-- WHAT YOU SHOULD DO --
Your task is to print exactly the lines from the line that contains "What seaborn and" through the line that contains "import pandas as pd", with pictures left out.

* START SUPPLIED RECORDS *

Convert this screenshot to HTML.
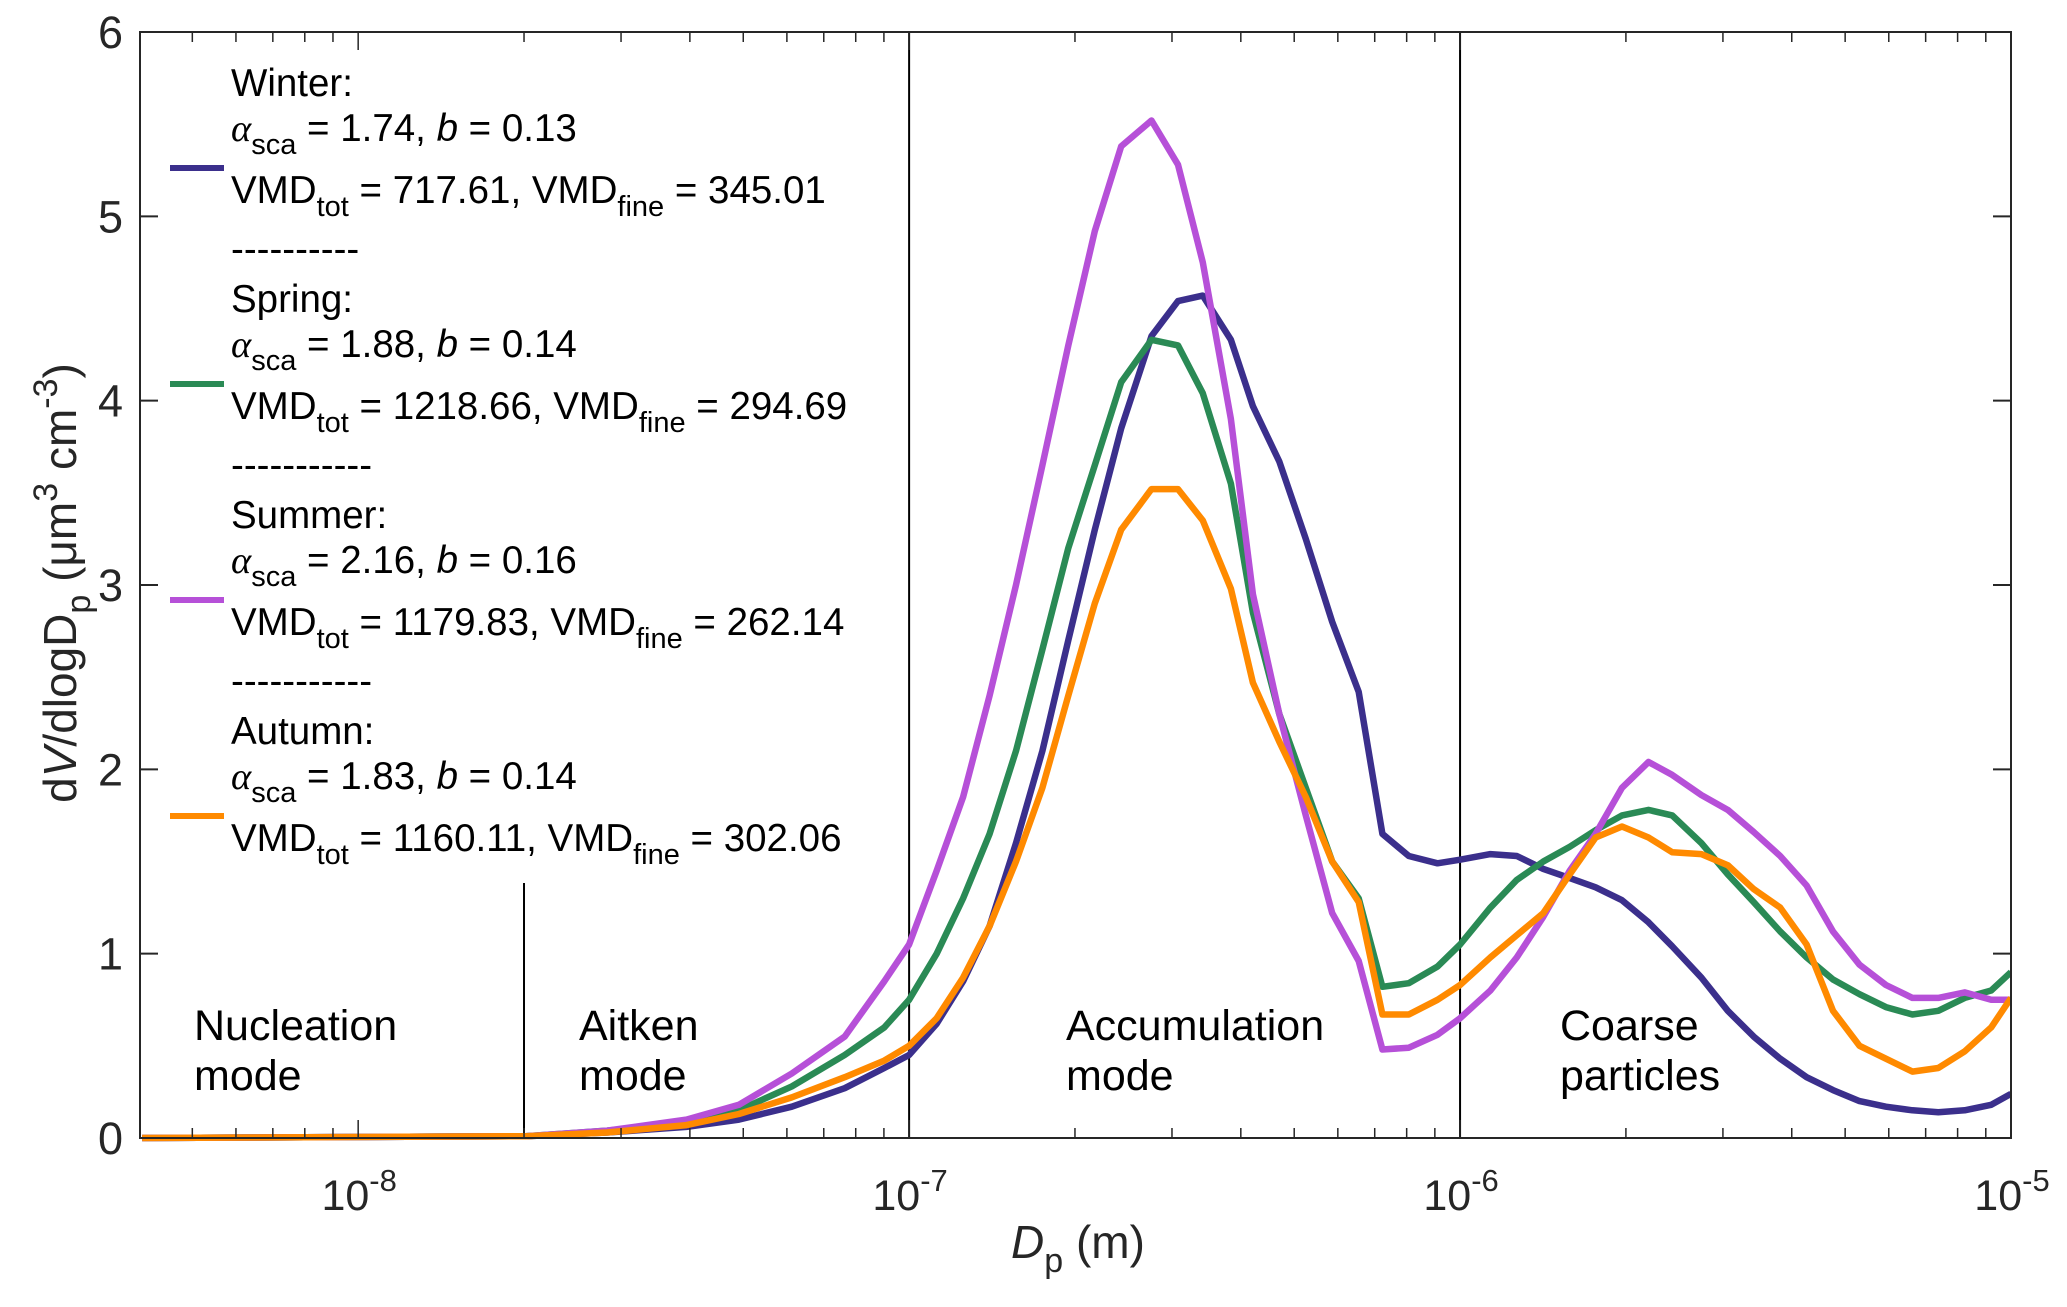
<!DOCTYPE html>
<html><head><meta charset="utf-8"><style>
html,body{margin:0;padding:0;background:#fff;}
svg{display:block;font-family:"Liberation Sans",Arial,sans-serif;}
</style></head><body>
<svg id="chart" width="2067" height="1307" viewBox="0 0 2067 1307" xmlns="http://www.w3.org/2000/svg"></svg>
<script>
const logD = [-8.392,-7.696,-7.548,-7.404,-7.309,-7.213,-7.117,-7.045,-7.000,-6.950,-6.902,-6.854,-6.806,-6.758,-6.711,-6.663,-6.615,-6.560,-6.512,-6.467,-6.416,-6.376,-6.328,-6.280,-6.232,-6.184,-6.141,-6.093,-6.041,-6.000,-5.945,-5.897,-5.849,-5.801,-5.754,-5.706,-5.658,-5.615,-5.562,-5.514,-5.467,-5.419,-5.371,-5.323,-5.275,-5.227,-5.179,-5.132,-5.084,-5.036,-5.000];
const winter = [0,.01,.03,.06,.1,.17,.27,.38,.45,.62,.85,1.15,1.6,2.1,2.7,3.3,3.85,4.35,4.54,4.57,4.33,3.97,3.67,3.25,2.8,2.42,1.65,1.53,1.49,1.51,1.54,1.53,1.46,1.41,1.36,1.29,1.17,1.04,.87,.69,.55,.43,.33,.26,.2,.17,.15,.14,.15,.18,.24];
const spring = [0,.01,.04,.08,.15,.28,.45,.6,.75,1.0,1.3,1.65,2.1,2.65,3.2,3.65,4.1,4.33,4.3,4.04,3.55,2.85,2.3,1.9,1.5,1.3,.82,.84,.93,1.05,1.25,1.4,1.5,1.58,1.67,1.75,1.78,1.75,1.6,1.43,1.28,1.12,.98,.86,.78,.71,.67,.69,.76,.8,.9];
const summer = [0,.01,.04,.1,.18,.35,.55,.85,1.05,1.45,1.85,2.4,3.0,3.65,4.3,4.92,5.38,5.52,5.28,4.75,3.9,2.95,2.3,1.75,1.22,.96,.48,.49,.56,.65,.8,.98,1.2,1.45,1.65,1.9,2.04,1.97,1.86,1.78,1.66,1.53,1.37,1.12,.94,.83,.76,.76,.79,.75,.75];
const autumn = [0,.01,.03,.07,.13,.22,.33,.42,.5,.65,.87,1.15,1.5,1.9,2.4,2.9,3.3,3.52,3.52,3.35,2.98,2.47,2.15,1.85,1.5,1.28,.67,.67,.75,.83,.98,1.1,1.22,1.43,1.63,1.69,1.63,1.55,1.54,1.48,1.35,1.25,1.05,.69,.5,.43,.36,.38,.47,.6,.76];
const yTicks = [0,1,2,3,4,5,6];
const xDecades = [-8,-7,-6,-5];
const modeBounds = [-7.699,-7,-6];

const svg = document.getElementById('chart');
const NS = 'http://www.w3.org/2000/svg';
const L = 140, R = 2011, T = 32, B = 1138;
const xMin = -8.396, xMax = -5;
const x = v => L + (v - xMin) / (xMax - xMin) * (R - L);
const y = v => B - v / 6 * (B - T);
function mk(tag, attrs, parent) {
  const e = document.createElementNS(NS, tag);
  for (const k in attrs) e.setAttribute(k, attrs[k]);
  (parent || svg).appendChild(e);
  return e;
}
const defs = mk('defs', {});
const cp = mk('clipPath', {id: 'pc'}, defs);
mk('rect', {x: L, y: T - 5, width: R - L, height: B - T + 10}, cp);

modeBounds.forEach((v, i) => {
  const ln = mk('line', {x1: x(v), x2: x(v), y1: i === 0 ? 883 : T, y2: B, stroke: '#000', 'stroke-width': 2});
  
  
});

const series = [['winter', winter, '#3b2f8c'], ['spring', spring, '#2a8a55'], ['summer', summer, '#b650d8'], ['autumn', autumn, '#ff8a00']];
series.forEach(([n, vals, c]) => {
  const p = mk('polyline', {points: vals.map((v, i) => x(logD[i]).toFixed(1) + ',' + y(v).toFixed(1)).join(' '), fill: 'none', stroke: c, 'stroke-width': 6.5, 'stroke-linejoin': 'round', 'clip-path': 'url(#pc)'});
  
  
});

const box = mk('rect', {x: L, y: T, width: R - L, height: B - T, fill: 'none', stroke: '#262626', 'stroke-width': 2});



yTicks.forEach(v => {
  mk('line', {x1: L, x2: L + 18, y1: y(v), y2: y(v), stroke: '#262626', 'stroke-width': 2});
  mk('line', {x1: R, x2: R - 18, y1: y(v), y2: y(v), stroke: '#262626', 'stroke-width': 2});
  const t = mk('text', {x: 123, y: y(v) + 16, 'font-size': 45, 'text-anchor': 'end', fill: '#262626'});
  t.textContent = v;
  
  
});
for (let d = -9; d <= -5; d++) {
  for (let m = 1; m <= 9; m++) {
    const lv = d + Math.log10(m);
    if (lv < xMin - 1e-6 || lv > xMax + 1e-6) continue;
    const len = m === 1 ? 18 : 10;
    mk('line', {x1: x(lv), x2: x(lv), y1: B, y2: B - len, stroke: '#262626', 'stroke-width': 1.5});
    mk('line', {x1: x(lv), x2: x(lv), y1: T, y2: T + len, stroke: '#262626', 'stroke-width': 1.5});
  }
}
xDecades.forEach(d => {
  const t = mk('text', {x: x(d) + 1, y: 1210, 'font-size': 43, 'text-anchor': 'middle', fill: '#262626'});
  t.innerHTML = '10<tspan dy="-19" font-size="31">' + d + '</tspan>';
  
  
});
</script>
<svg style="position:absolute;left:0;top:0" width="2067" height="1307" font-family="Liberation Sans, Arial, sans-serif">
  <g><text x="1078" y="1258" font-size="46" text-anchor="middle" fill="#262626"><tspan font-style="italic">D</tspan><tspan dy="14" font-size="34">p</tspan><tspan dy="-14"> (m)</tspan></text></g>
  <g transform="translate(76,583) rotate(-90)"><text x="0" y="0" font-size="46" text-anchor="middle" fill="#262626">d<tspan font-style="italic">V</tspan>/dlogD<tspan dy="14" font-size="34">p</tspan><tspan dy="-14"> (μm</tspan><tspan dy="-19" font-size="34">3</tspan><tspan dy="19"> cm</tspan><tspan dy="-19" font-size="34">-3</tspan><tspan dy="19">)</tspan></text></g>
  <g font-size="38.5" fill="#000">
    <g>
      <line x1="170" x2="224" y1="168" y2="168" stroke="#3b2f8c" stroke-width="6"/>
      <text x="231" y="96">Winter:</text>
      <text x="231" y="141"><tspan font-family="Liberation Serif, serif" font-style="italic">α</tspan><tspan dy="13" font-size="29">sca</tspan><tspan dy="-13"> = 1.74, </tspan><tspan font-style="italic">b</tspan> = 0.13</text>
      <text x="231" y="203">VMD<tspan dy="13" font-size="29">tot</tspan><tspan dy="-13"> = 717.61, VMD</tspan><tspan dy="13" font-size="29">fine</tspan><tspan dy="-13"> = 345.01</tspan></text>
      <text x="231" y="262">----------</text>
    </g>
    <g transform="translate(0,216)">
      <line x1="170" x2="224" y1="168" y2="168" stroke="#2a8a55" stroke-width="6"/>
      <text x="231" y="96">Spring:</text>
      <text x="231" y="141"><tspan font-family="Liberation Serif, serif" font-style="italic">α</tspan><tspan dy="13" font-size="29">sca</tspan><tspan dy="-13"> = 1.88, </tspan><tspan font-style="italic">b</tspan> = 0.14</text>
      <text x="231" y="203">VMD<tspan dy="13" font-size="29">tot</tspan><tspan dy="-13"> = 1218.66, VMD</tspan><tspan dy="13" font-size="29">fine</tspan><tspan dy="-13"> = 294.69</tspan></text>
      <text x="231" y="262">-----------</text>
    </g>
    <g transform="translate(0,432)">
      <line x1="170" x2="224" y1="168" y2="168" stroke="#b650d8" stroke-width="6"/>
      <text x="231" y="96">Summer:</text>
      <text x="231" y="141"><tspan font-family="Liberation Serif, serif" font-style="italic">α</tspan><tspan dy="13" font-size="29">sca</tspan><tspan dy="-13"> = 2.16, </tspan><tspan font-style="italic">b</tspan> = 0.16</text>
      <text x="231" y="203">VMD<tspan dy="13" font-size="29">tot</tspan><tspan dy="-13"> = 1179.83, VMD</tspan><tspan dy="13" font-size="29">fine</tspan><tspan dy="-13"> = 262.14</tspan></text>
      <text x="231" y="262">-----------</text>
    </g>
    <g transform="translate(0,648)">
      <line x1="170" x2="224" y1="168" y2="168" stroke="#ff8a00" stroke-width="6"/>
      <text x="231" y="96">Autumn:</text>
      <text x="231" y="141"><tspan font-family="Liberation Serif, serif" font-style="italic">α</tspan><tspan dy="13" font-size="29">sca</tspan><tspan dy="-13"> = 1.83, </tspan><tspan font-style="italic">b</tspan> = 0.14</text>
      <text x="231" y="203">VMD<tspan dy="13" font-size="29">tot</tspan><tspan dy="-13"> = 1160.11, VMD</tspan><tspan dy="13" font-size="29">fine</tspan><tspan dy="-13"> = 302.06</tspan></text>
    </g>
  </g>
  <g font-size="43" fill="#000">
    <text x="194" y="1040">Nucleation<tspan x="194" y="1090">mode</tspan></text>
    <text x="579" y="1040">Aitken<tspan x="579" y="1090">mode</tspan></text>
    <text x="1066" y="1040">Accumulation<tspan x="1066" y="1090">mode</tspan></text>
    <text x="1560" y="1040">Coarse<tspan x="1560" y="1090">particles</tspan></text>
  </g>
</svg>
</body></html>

* END SUPPLIED RECORDS *
* START SUPPLIED RECORDS *

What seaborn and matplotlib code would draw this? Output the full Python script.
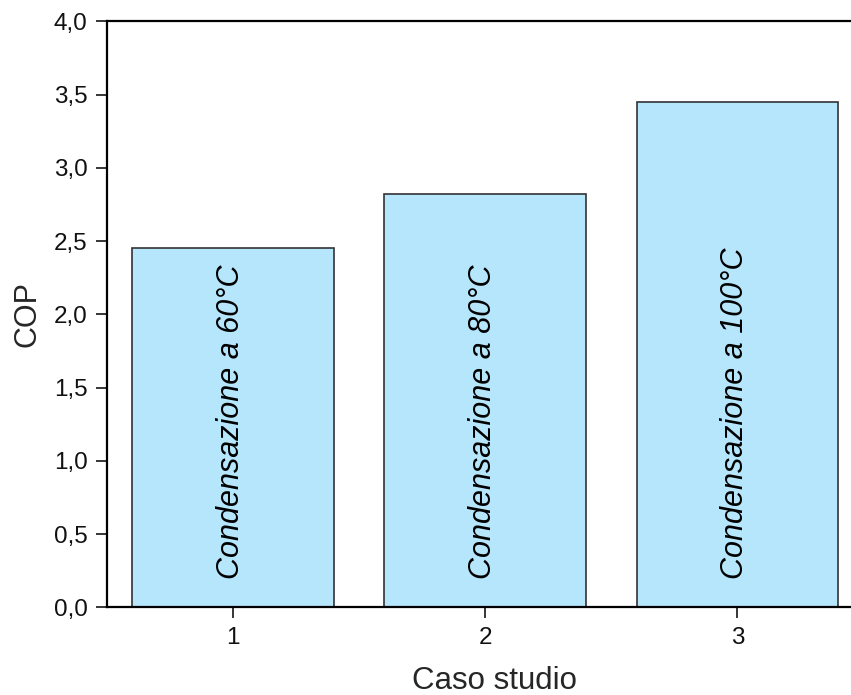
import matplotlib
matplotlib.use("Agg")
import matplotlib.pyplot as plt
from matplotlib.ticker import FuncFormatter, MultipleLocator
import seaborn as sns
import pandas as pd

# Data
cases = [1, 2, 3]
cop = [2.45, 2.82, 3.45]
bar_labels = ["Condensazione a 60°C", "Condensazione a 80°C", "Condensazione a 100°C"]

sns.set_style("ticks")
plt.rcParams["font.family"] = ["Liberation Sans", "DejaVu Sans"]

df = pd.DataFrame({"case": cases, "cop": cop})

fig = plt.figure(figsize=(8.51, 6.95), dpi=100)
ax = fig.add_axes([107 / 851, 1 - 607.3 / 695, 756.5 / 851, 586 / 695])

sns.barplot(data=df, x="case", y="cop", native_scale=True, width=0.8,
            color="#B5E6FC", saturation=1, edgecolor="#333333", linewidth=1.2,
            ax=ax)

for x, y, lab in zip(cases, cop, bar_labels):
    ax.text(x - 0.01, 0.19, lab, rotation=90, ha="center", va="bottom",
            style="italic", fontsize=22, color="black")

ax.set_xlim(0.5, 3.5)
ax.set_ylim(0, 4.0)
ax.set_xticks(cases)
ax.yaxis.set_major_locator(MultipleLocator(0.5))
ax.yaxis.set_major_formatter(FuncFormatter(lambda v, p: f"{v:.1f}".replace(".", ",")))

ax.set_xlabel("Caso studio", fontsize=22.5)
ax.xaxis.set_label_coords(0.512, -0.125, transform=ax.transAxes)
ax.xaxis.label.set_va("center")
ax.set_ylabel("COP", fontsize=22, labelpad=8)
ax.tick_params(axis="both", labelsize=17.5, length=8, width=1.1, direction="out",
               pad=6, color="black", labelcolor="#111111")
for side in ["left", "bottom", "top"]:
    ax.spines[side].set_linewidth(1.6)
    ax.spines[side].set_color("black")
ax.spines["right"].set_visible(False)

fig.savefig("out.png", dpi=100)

* END SUPPLIED RECORDS *

-- RESULT OF THE EXERCISE --
What seaborn and matplotlib code would draw this? Output the full Python script.
import matplotlib
matplotlib.use("Agg")
import matplotlib.pyplot as plt
from matplotlib.ticker import FuncFormatter, MultipleLocator
import seaborn as sns
import pandas as pd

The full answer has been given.